At the 2011 meeting, she noted, "The seeds for the Mohamed bin Zayed Species Conservation Fund were sown. We learned from you what you needed to help facilitate your species conservation efforts," she told her audience of around 400 conservationists from around the world.

Since 2009, the Fund has supported more than 2,000 grants with almost US$20 million dollars going to 1,300 species and subspecies."

"Our initial support to the SSC was born from the emotional, spiritual connection of our Nation and its Leaders to nature and its inhabitants. It was not born from a strategic plan, or prioritisation exercise. It was born from our understanding that there is no future where there is no biodiversity and people."

Al Mubarak went on to note that in the Arabian and Gulf region, there was first-hand evidence of the decline and extinction of species. In 2008, she recalled, the Saudi Gazelle was declared extinct by IUCN, while in the UAE, the Hawksbill turtle and the Arabian Leopard are both classed as "Critically Endangered" on the IUCN Red List. Other species are also facing threats, she added, citing the example of the Hammour, or Orange Spotted Grouper, whose numbers are currently declining.

"The pressures upon our biodiversity seem only to increase, and we need to be ever vigilant," she said.

Efforts in the UAE, including those of EAD, have paid off to some extent, she went on. "Our waters are still home to the world's second largest population of dugong, our scientists and rangers have discovered several new species, and we are protecting more terrestrial and marine biodiversity than ever before." This has happened, she said, at a time when the country has also been undergoing rapid development.

The preservation of species does not only require better policies and international agreements.

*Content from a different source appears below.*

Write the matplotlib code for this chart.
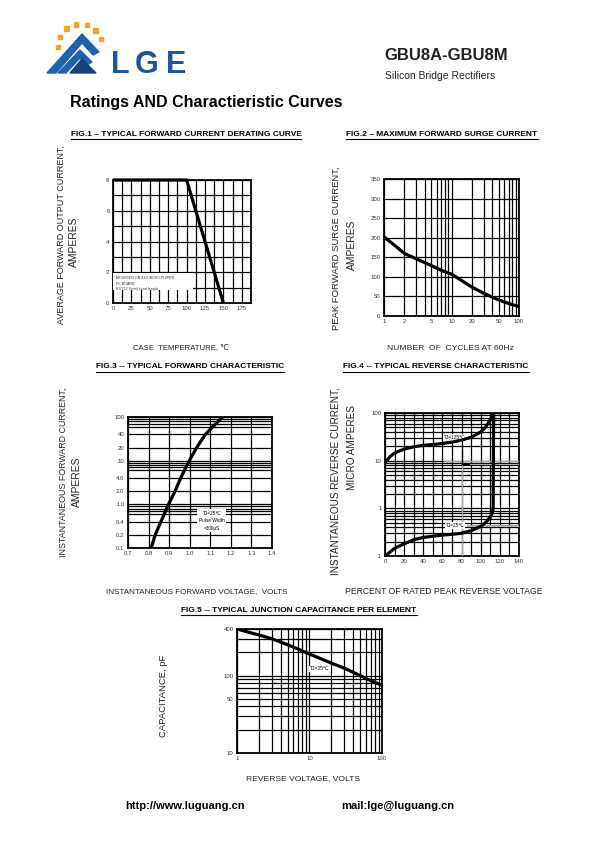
import matplotlib
matplotlib.use('Agg')
import matplotlib.pyplot as plt
from matplotlib.patches import Polygon, Rectangle
from matplotlib.lines import Line2D
import numpy as np

plt.rcParams['font.family'] = ['Liberation Sans', 'DejaVu Sans']

# ---------------- data ----------------
# Fig 1 - derating
fig1_temp = [0, 100, 150]
fig1_current = [8, 8, 0]
fig1_xticks = [0, 25, 50, 75, 100, 125, 150, 175]
fig1_yticks = [0, 2, 4, 6, 8]

# Fig 2 - surge
fig2_cycles = [1, 1.5, 2, 3, 5, 7, 10, 20, 30, 50, 70, 100]
fig2_surge = [202, 178, 160, 146, 129, 117, 107, 74, 58, 41, 32, 24]
fig2_xticks = [1, 2, 5, 10, 20, 50, 100]
fig2_yticks = [0, 50, 100, 150, 200, 250, 300, 350]

# Fig 3 - forward characteristic
fig3_volt = [0.813, 0.832, 0.86, 0.897, 0.929, 0.956, 0.998, 1.034, 1.076, 1.12, 1.16]
fig3_amp = [0.1, 0.2, 0.4, 1.0, 2.0, 4.0, 10, 20, 40, 65, 100]
fig3_xticks = [0.7, 0.8, 0.9, 1.0, 1.1, 1.2, 1.3, 1.4]
fig3_yticks = [0.1, 0.2, 0.4, 1.0, 2.0, 4.0, 10, 20, 40, 100]
fig3_ylabels = ['0.1', '0.2', '0.4', '1.0', '2.0', '4.0', '10', '20', '40', '100']

# Fig 4 - reverse characteristic
fig4_pct_125 = [0, 5, 10, 20, 30, 40, 50, 60, 70, 80, 90, 100, 105, 110, 113]
fig4_ir_125 = [9, 12, 14.5, 17.5, 19.5, 21, 21.8, 23, 24.5, 27, 31, 40, 50, 72, 100]
fig4_pct_25 = [0, 5, 10, 20, 30, 40, 50, 60, 70, 80, 90, 100, 105, 110, 112, 113, 113.5]
fig4_ir_25 = [0.1, 0.12, 0.145, 0.18, 0.22, 0.245, 0.26, 0.275, 0.285, 0.3, 0.34, 0.42, 0.5, 0.65, 0.8, 1.0, 100]
fig4_xticks = [0, 20, 40, 60, 80, 100, 120, 140]
fig4_yticks = [0.1, 1, 10, 100]
fig4_ylabels = ['.1', '1', '10', '100']

# Fig 5 - capacitance
fig5_volt = [1, 1.5, 2, 3, 5, 7, 10, 20, 30, 50, 70, 100]
fig5_cap = [400, 360, 335, 300, 250, 220, 190, 145, 125, 100, 86, 75]
fig5_xticks = [1, 10, 100]
fig5_yticks = [10, 50, 100, 400]

W, H = 595, 842
fig = plt.figure(figsize=(5.95, 8.42), dpi=100)

NARROW = ['Liberation Sans Narrow', 'Liberation Sans', 'DejaVu Sans']
SANS = ['Liberation Sans', 'DejaVu Sans']


def fx(x):
    return x / W


def fy(y):
    return 1 - y / H


def axes_px(l, t, r, b):
    return fig.add_axes([fx(l), fy(b), (r - l) / W, (b - t) / H])


def text_px(x, y, s, **kw):
    kw.setdefault('ha', 'center')
    kw.setdefault('va', 'center')
    return fig.text(fx(x), fy(y), s, **kw)


def style(ax):
    for s in ax.spines.values():
        s.set_linewidth(1.3)
        s.set_color('black')
    ax.tick_params(which='both', length=0, labelsize=4.3, pad=2.5, colors='#333333')
    ax.set_axisbelow(True)
    ax.grid(True, which='both', color='black', lw=0.9)


def log_minor(lo, hi, mult):
    out = []
    d = lo
    while d < hi:
        for m in mult:
            v = d * m
            if lo < v < hi:
                out.append(v)
        d *= 10
    return out


CURVE = dict(color='black', lw=2.3, solid_capstyle='butt', zorder=5)

# ---------------- header ----------------
logo = fig.add_axes([fx(40), fy(80), (200 - 40) / W, (80 - 15) / H])
logo.set_xlim(40, 200)
logo.set_ylim(80, 15)
logo.axis('off')
cx, cy, r = 80, 46, 22
for ang in [183, 155, 128, 100, 72, 45, 18]:
    a = np.deg2rad(ang)
    px, py = cx + r * np.cos(a), cy - r * np.sin(a)
    logo.add_patch(Rectangle((px - 2.2, py - 2.2), 4.4, 4.4, color='#f7a325'))
logo.add_patch(Polygon([(47, 73), (82, 34), (99, 52), (93, 55), (82, 43), (56, 73)],
                       closed=True, color='#1f63ad'))
logo.add_patch(Polygon([(58, 73), (80, 50), (92, 62), (87, 65), (80, 58), (66, 73)],
                       closed=True, color='#1f63ad'))
logo.add_patch(Polygon([(70, 73), (82, 59), (96, 73)], closed=True, color='#16447f'))
for letter, lx in [('L', 111), ('G', 135), ('E', 166)]:
    logo.text(lx, 73, letter, fontsize=22, fontweight='bold', color='#1b56a0',
              ha='left', va='baseline', family=SANS)

text_px(446, 55, 'GBU8A-GBU8M', fontsize=12, fontweight='bold', color='#222222')
text_px(440, 76, 'Silicon Bridge Rectifiers', fontsize=7.5, family=NARROW, color='#222222')
text_px(70, 103, 'Ratings AND Charactieristic Curves', fontsize=11.5,
        fontweight='bold', ha='left')

titles = []


def fig_title(x, y, s):
    t = text_px(x, y, s, fontsize=6.05, fontweight='bold', family=NARROW)
    titles.append(t)


fig_title(186, 134, 'FIG.1 \u2013 TYPICAL FORWARD CURRENT DERATING CURVE')
fig_title(442, 134, 'FIG.2 \u2013 MAXIMUM FORWARD SURGE CURRENT')
fig_title(190, 367, 'FIG.3 -- TYPICAL FORWARD CHARACTERISTIC')
fig_title(436, 367, 'FIG.4 -- TYPICAL REVERSE CHARACTERISTIC')
fig_title(299, 610, 'FIG.5 -- TYPICAL JUNCTION CAPACITANCE PER ELEMENT')

YL = dict(rotation=90, family=SANS, color='#222222')
XL = dict(family=NARROW + ['DejaVu Sans'], color='#222222')

# ---------------- Fig 1 ----------------
ax1 = axes_px(113, 180, 251, 303)
ax1.set_xlim(0, 187.5)
ax1.set_ylim(0, 8)
ax1.set_xticks(fig1_xticks)
ax1.set_xticks(np.arange(12.5, 187.5, 25), minor=True)
ax1.set_yticks(fig1_yticks)
ax1.set_yticks([1, 3, 5, 7], minor=True)
style(ax1)
ax1.plot(fig1_temp, fig1_current, **CURVE, clip_on=False)
ax1.add_patch(Rectangle((0.5, 0.85), 108, 1.1, facecolor='white', edgecolor='none', zorder=3))
ax1.text(4, 1.75, 'MOUNTED ON 4X4 INCH CPU/PER\nPC BOARD\n0.5"(12.7mm) Lead length',
         fontsize=2.6, va='top', ha='left', zorder=4, linespacing=1.5, color='#333333')
text_px(61, 235, 'AVERAGE FORWARD OUTPUT CURRENT,', fontsize=6.5, **YL)
text_px(74, 242, 'AMPERES', fontsize=7.4, **YL)
text_px(181, 349, 'CASE  TEMPERATURE, \u2103', fontsize=5.6, **XL)

# ---------------- Fig 2 ----------------
ax2 = axes_px(384, 179, 519, 316)
ax2.set_xscale('log')
ax2.set_xlim(1, 100)
ax2.set_ylim(0, 350)
ax2.set_xticks(fig2_xticks)
ax2.set_xticklabels([str(v) for v in fig2_xticks])
ax2.set_xticks(log_minor(1, 100, [3, 4, 6, 7, 8, 9]), minor=True)
ax2.xaxis.set_minor_formatter(matplotlib.ticker.NullFormatter())
ax2.set_yticks(fig2_yticks)
style(ax2)
ax2.plot(fig2_cycles, fig2_surge, **CURVE)
text_px(336, 248, 'PEAK FORWARD SURGE CURRENT,', fontsize=6.8, **YL)
text_px(352, 245, 'AMPERES', fontsize=7.4, **YL)
text_px(450, 349, 'NUMBER  OF  CYCLES AT 60Hz', fontsize=6.1, **XL)

# ---------------- Fig 3 ----------------
ax3 = axes_px(128, 417, 272, 548)
ax3.set_yscale('log')
ax3.set_xlim(0.7, 1.4)
ax3.set_ylim(0.1, 100)
ax3.set_xticks(fig3_xticks)
ax3.set_xticklabels(['%.1f' % v for v in fig3_xticks])
ax3.set_yticks(fig3_yticks)
ax3.set_yticklabels(fig3_ylabels)
ax3.set_yticks(log_minor(0.1, 100, [6, 7, 8, 9]), minor=True)
ax3.yaxis.set_minor_formatter(matplotlib.ticker.NullFormatter())
style(ax3)
ax3.plot(fig3_volt, fig3_amp, **CURVE)
ax3.text(1.108, 0.42, 'TJ=25\u2103\nPulse Width\n=300\u03bcS', fontsize=3.4, ha='center',
         va='center', zorder=4, linespacing=1.6,
         bbox=dict(facecolor='white', edgecolor='none', pad=1.2), family=SANS)
text_px(63, 472, 'INSTANTANEOUS FORWARD CURRENT,', fontsize=6.4, **YL)
text_px(77, 482, 'AMPERES', fontsize=7.4, **YL)
text_px(197, 592, 'INSTANTANEOUS FORWARD VOLTAGE,  VOLTS', fontsize=5.8, **XL)

# ---------------- Fig 4 ----------------
ax4 = axes_px(385, 413, 519, 556)
ax4.set_yscale('log')
ax4.set_xlim(0, 140)
ax4.set_ylim(0.1, 100)
ax4.set_xticks(fig4_xticks)
ax4.set_xticks(np.arange(10, 140, 20), minor=True)
ax4.set_yticks(fig4_yticks)
ax4.set_yticklabels(fig4_ylabels)
ax4.set_yticks(log_minor(0.1, 100, [2, 3, 4, 5, 6, 7, 8, 9]), minor=True)
ax4.yaxis.set_minor_formatter(matplotlib.ticker.NullFormatter())
style(ax4)
ax4.plot([62, 140], [10, 10], color='#aaaaaa', lw=0.9, zorder=3)
ax4.plot([80, 80], [0.1, 10], color='#aaaaaa', lw=0.9, zorder=3)
ax4.plot([88, 140], [8.6, 8.6], color='#aaaaaa', lw=0.9, zorder=3)
ax4.plot([80.5, 80.5], [8.6, 17], color='black', lw=0.9, zorder=3)
ax4.plot([80.5, 88], [8.6, 8.6], color='black', lw=0.9, zorder=3)
ax4.plot([87, 140], [0.42, 0.42], color='#aaaaaa', lw=1.5, zorder=3)
ax4.plot(fig4_pct_125, fig4_ir_125, **CURVE, clip_on=False)
ax4.plot(fig4_pct_25, fig4_ir_25, **CURVE, clip_on=False)
ax4.text(73, 31, 'TJ=125\u2103', fontsize=3.4, ha='center', va='center', zorder=4,
         bbox=dict(facecolor='white', edgecolor='none', pad=0.6), family=SANS)
ax4.text(73, 0.43, 'TJ=25\u2103', fontsize=3.4, ha='center', va='center', zorder=4,
         bbox=dict(facecolor='white', edgecolor='none', pad=0.6), family=SANS)
text_px(336, 481, 'INSTANTANEOUS REVERSE CURRENT,', fontsize=7.2, **YL)
text_px(352, 448, 'MICRO AMPERES', fontsize=7.2, **YL)
text_px(444, 592, 'PERCENT OF RATED PEAK REVERSE VOLTAGE', fontsize=6.2, **XL)

# ---------------- Fig 5 ----------------
ax5 = axes_px(237, 629, 382, 753)
ax5.set_xscale('log')
ax5.set_yscale('log')
ax5.set_xlim(1, 100)
ax5.set_ylim(10, 400)
ax5.set_xticks(fig5_xticks)
ax5.set_xticklabels([str(v) for v in fig5_xticks])
ax5.set_xticks(log_minor(1, 100, [2, 3, 4, 5, 6, 7, 8, 9]), minor=True)
ax5.set_yticks(fig5_yticks)
ax5.set_yticklabels([str(v) for v in fig5_yticks])
ax5.set_yticks([20, 30, 40, 60, 70, 80, 90, 200, 300], minor=True)
ax5.xaxis.set_minor_formatter(matplotlib.ticker.NullFormatter())
ax5.yaxis.set_minor_formatter(matplotlib.ticker.NullFormatter())
style(ax5)
ax5.plot(fig5_volt, fig5_cap, **CURVE)
ax5.text(14, 122, 'TJ=25\u2103', fontsize=3.6, ha='center', va='center', zorder=4,
         bbox=dict(facecolor='white', edgecolor='none', pad=0.6), family=SANS)
text_px(163, 696, 'CAPACITANCE, pF', fontsize=6.8, **YL)
text_px(303, 779, 'REVERSE VOLTAGE, VOLTS', fontsize=6.1, **XL)

# ---------------- footer ----------------
text_px(125, 806, 'http://www.luguang.cn', fontsize=8, fontweight='bold', ha='left')
text_px(341, 806, 'mail:lge@luguang.cn', fontsize=8, fontweight='bold', ha='left')

# underline the figure titles
fig.canvas.draw()
rend = fig.canvas.get_renderer()
for t in titles:
    bb = t.get_window_extent(rend)
    x0, x1 = bb.x0 / fig.bbox.width, bb.x1 / fig.bbox.width
    yy = (bb.y0 - 1.5) / fig.bbox.height
    fig.add_artist(Line2D([x0, x1], [yy, yy], color='black', lw=0.8,
                          transform=fig.transFigure))

fig.savefig('out.png', dpi=100)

It also requires direct local action, Al Mubarak said, citing the example of the EAD-sponsored Scimitar-horned Oryx Reintroduction Programme in Chad, where over 200 animals have been introduced. The species was formerly classed by IUCN as Extinct in the Wild.

Emphasising what she called "the incredible power of cross-country collaboration to create environmental impact," Al Mubarak went on to say that EAD was "proud of its long-standing partnership with the IUCN."

"Together," she concluded, "we can raise awareness of our vital work in protecting the world’s most vulnerable species. And together, we can engage with everyone as we take forward our mission to protect the life that gives us life. Let us not delay and let us ensure our actions are meaningful and efficient, as extinction is forever."